Some people smile most of the time, while beneath the mask of laughter they hide a sorrow- corroded heart. Such people slowly pine away beneath the shadows of meaningless smiles. There are other people who smile once in a while, and they may also be very serious at times; yet beneath the hard, beautiful outer appearance there may be gurgling a million fountains of laughing peace.

If you enjoyed good health for fifty years and then were sick for three years, unable to get healed by any method, you would probably forget about the length of time that you enjoyed good health and laughed at the idea of sickness. Now your reaction should be exactly the opposite. Just because you may have been sick for three years is no reason for thinking that you will never be well again.

Likewise, if you were happy a long time, and you have been unhappy a comparatively short time, you are apt to lose hope of ever being happy again. This is lack of imagination. The memory of a long-continued happiness should be a forceful subconscious habit to influence your conscious mind and ward off the consciousness of your present trouble.

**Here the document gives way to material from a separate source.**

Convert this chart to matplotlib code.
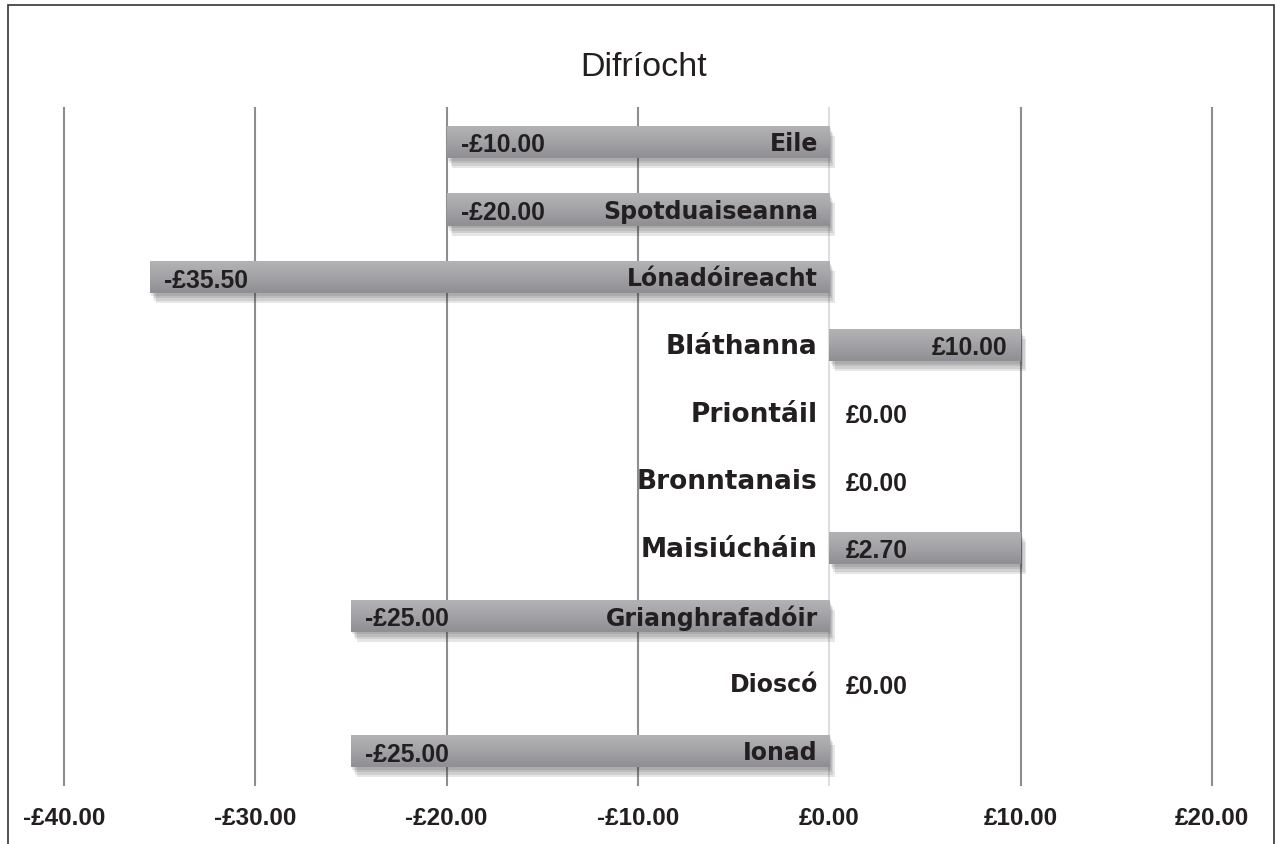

When wealth only is lost, nothing real is lost, for if one has health and skill one can still be happy and can make more money; but if health is lost, then most happiness is also lost, and when the principle of life is lost, all happiness is lost. After bathing yourself in the Ocean of Peace in dreamland, as you awake with happiness, say, “In sleepland I found myself free from mortal worries. I was a King of Peace. Now, as I work in the daytime and carry on my diurnal battles of duties, I will no longer be defeated by insurgent worries of the kingdom of wakefulness. I am a King of Peace in sleepland, and I shall continue to be such a King in the land of wakefulness. As I come out of my Kingdom of Peace in sleepland, I shall spread that same peace in my land of wakeful dreams.”